Task instructions:
Retype exactly what runs from the first line of the data to the line with "const yTicks = [0, 20, 40, 60, 80];", keeping both of those lines and skipping pictures.
:: Material ::
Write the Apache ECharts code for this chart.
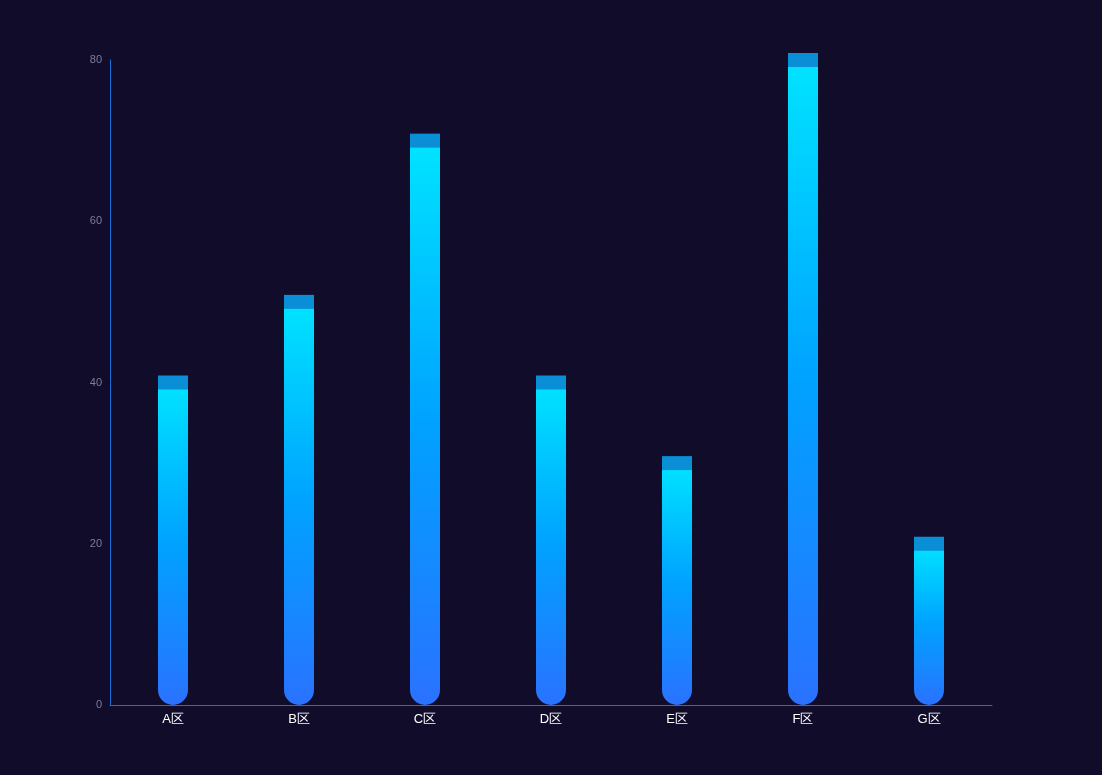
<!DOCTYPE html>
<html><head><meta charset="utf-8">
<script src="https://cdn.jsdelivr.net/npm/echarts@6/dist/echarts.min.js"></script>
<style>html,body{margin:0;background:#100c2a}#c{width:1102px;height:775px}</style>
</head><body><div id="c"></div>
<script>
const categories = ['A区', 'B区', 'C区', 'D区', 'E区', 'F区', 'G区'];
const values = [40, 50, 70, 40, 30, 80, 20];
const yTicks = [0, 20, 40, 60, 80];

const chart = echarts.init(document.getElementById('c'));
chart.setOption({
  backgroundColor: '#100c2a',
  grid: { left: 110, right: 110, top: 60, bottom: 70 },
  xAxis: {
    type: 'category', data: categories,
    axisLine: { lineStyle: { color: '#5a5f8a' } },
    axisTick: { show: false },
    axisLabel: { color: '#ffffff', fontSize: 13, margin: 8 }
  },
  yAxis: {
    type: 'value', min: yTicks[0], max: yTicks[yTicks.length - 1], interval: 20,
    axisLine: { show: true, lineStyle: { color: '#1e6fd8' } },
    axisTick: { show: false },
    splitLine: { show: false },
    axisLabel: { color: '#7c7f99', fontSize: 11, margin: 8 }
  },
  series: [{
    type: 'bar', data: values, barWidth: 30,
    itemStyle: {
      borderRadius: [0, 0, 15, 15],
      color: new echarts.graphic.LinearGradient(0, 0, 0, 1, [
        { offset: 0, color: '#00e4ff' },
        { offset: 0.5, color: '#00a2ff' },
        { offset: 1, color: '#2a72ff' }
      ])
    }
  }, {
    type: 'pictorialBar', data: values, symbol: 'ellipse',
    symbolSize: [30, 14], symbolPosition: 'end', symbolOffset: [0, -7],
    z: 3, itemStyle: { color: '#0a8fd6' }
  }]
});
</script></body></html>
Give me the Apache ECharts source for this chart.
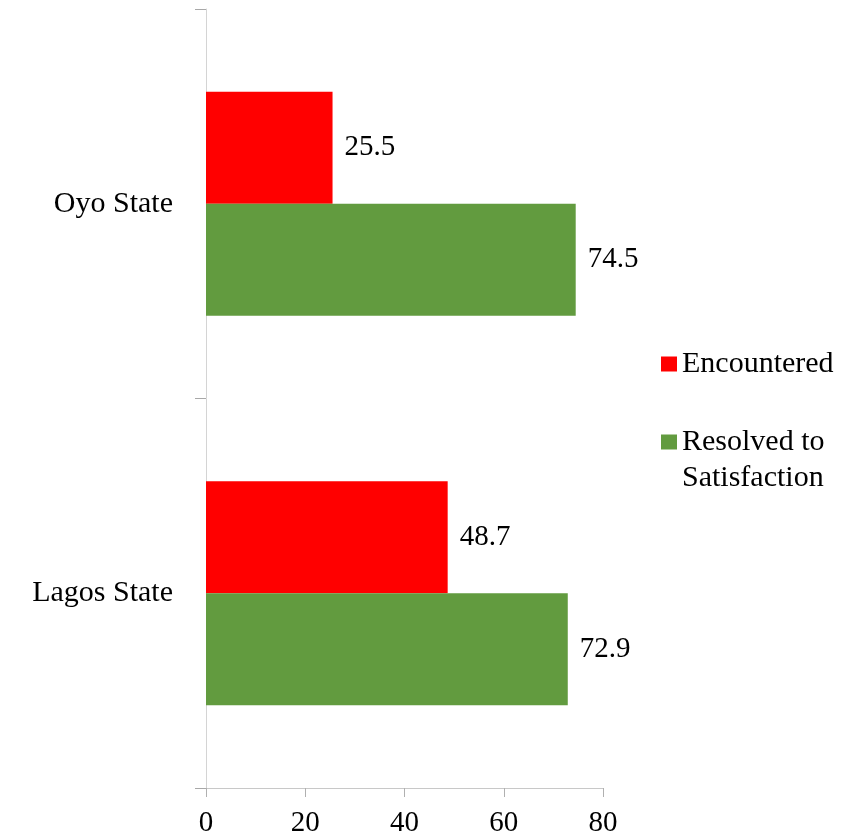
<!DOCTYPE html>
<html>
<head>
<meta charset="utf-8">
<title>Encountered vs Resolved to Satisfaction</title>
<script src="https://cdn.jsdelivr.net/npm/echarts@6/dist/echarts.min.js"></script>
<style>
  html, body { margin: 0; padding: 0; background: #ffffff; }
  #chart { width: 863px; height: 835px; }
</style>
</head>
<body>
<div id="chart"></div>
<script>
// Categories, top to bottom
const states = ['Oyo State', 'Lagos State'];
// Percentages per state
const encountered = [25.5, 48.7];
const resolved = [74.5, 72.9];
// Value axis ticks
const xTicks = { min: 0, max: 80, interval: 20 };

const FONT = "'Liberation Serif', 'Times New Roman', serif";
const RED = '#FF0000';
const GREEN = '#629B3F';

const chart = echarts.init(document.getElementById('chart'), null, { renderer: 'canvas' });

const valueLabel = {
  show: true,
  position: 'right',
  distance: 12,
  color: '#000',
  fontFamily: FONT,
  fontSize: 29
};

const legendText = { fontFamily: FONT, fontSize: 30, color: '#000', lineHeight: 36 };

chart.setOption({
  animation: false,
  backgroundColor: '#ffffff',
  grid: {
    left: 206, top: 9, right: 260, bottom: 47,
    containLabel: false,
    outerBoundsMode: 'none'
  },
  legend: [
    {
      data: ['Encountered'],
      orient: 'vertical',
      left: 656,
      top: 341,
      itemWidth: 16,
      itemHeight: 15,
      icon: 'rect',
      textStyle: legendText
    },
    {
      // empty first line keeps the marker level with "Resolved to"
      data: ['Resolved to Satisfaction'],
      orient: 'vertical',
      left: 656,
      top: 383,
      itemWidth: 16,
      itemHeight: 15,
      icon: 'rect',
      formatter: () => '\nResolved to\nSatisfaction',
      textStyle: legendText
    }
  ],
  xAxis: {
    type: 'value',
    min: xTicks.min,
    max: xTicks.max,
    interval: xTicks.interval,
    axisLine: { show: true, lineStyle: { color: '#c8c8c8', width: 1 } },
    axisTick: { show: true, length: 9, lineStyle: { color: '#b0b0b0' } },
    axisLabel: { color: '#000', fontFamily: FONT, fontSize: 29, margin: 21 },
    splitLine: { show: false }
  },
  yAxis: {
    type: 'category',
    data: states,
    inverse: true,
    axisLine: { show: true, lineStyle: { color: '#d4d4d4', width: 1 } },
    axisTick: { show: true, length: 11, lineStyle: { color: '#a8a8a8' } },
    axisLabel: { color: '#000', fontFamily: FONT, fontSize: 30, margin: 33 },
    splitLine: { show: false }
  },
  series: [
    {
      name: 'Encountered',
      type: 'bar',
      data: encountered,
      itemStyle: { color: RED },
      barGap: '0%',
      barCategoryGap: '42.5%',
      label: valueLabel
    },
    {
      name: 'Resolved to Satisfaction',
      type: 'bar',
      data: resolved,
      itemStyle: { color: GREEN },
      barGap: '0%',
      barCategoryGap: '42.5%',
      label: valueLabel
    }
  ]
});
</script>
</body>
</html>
:::
Correct output:
Write the Apache ECharts code for this chart.
<!DOCTYPE html>
<html><head><meta charset="utf-8">
<script src="https://cdn.jsdelivr.net/npm/echarts@6/dist/echarts.min.js"></script>
<style>html,body{margin:0;background:#100c2a}#c{width:1102px;height:775px}</style>
</head><body><div id="c"></div>
<script>
const categories = ['A区', 'B区', 'C区', 'D区', 'E区', 'F区', 'G区'];
const values = [40, 50, 70, 40, 30, 80, 20];
const yTicks = [0, 20, 40, 60, 80];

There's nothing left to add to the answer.